Earlier this month, we had the honor of representing PAN Communications at the kickoff event for Communications Week New York, a week-long series of events addressing this year’s theme of Value. The event, consisting of multiple panel discussions, connected PR and marketing professionals with industry experts who provided different perspectives on the value of PR, media and marketing.
The keynote Q&A featured Michael O’Brien, President of Client Experience at Ketchum, who discussed the state of the modern client counseling process and the valuable role PR practitioners play in helping clients meet their business objectives. Panel discussions included a variety of PR and media experts from all across the industry, including Esther-Mireya Tejeda, SVP and Head of Corporate Communications, Entercom; Annie Granatstein, Head of The Washington Post’s WP BrandStudio; Natalie Vegel, Director of Communications, GIPHY; and Katherine Tooley, SVP of Experiential, Refinery29.
Here are some of the key industry insights we took away from the event:
- Analytics and redefining measurement metrics for PR: As business leaders increasingly look to PR activities to drive sales revenue and growth, there’s an increased emphasis on defining qualitative metrics to measure the value of PR and direct attribution to sales/conversion. The PR industry will need to identify the most impactful metrics to measure and create standardized qualitative measurement KPIs. Beyond numbers, it’s important that we’re able to identify “How many times was the story told in the right way?” to determine if our efforts are moving the needle.
- Is Paid the new Earned?: As media companies consolidate and journalists become scarce, paid media is becoming a new focus. PR and marketing are also becoming more integrated as a result of this change, and we can expect them to continue moving closer into each other’s spaces. While paid engagements continue to be on the rise with very targeted content, earned carries more trust with consumers and will continue well into the future.
- What’s Next for the Industry: With technology disrupting how we communicate with each other and the volatility of political and economic forces, it’s more crucial than ever for organizations to define their voice and message as well as decide who their audience is. We will leverage technology such as AI and using data to move from descriptive to predictive counsel.
Conversations also focused on how PR practitioners can leverage non-traditional – and even “old school” – channels to reach new audiences:
- Re-emergence of audio: With the introduction of smart speakers and acceleration of streaming – audio is becoming an important outlet for engaging consumers. As audio holds a unique ability to engage users on an emotional level through active listening, brands are eager to adopt these forms of communication. The industry is responding by putting increasing emphasis on working toward standard metrics for analyzing listenership.
- Non-traditional content channels: New channels such as TikTok, Snapchat and other social platforms are proving to be valuable outlets for engagement with younger audiences and niche markets – providing an opportunity for brands to take a risk and provide more entertaining, timely content.
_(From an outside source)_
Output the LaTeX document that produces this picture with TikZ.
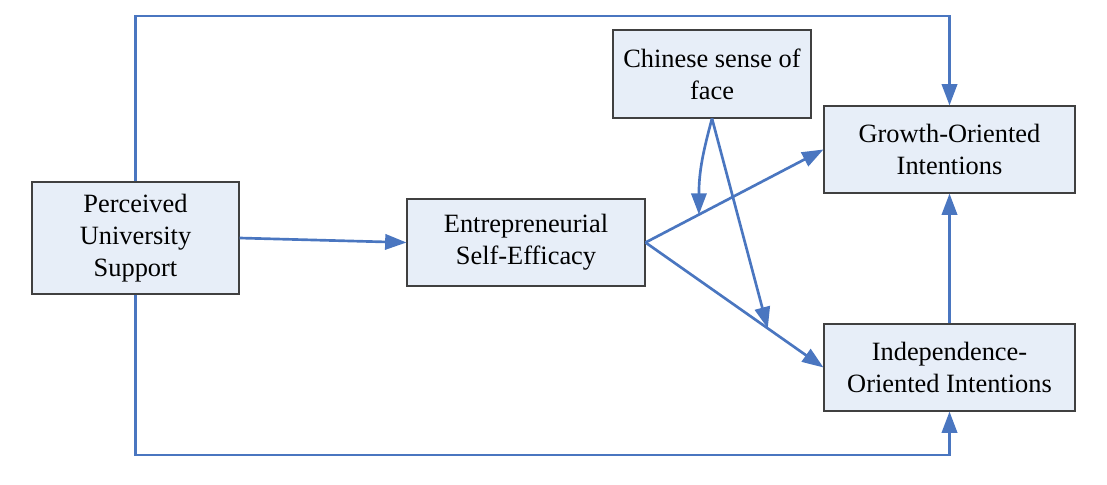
\documentclass[tikz,border=0pt]{standalone}
\usepackage{fontspec}
\setmainfont{Liberation Serif}
\usetikzlibrary{arrows.meta,calc}
\definecolor{lineblue}{HTML}{4A76C0}
\definecolor{boxfill}{HTML}{E7EEF8}
\definecolor{boxdraw}{HTML}{404040}
\begin{document}
\begin{tikzpicture}[x=0.75pt,y=-0.75pt,
  box/.style={draw=boxdraw,line width=0.8pt,fill=boxfill,align=center,inner sep=0pt,
    font=\fontsize{19.8}{24}\selectfont},
  conn/.style={draw=lineblue,line width=2pt,-{Triangle[length=16pt,width=11.5pt]}}]
\useasboundingbox (0,0) rectangle (1107,485);
\node[box,minimum width=155.25pt,minimum height=84pt] (pus) at (135.5,238) {Perceived\\University\\Support};
\node[box,minimum width=178.5pt,minimum height=65.25pt] (ese) at (526,242.5) {Entrepreneurial\\Self-Efficacy};
\node[box,minimum width=148.5pt,minimum height=66pt] (csf) at (712,74) {Chinese sense of\\face};
\node[box,minimum width=188.25pt,minimum height=65.25pt] (goi) at (949.5,149.5) {Growth-Oriented\\Intentions};
\node[box,minimum width=188.25pt,minimum height=65.25pt] (ioi) at (949.5,367.5) {Independence-\\Oriented Intentions};
\coordinate (topy) at (0,16);
\coordinate (boty) at (0,455);
\draw[conn] (pus.north) -- (pus.north |- topy) -| (goi.north);
\draw[conn] (pus.south) -- (pus.south |- boty) -| (ioi.south);
\draw[conn] (pus.east) -- (ese.west);
\draw[conn] (ioi.north) -- (goi.south);
\draw[conn] (ese.east) -- (goi.west);
\draw[conn] (ese.east) -- (ioi.west);
\coordinate (m1) at ($(ese.east)!0.30!(goi.west)$);
\coordinate (m2) at ($(ese.east)!0.687!(ioi.west)$);
\draw[conn] (csf.south) .. controls +(-8,30) and +(0,-45) .. (m1);
\draw[conn] (csf.south) -- (m2);
\end{tikzpicture}
\end{document}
- Experiential Marketing: Despite the acceleration of digital engagements, brands can make a lasting impact in terms of visibility and brand recognition through experiential and event marketing including pop-ups or unique brand activations.
In today’s ever changing communications landscape, PR agencies are no longer a one-stop shop. As we look to 2020 and beyond, we must remember to always have a willingness to adapt, evolve and learn from each other in order to constantly evolve and stay ahead of the curve.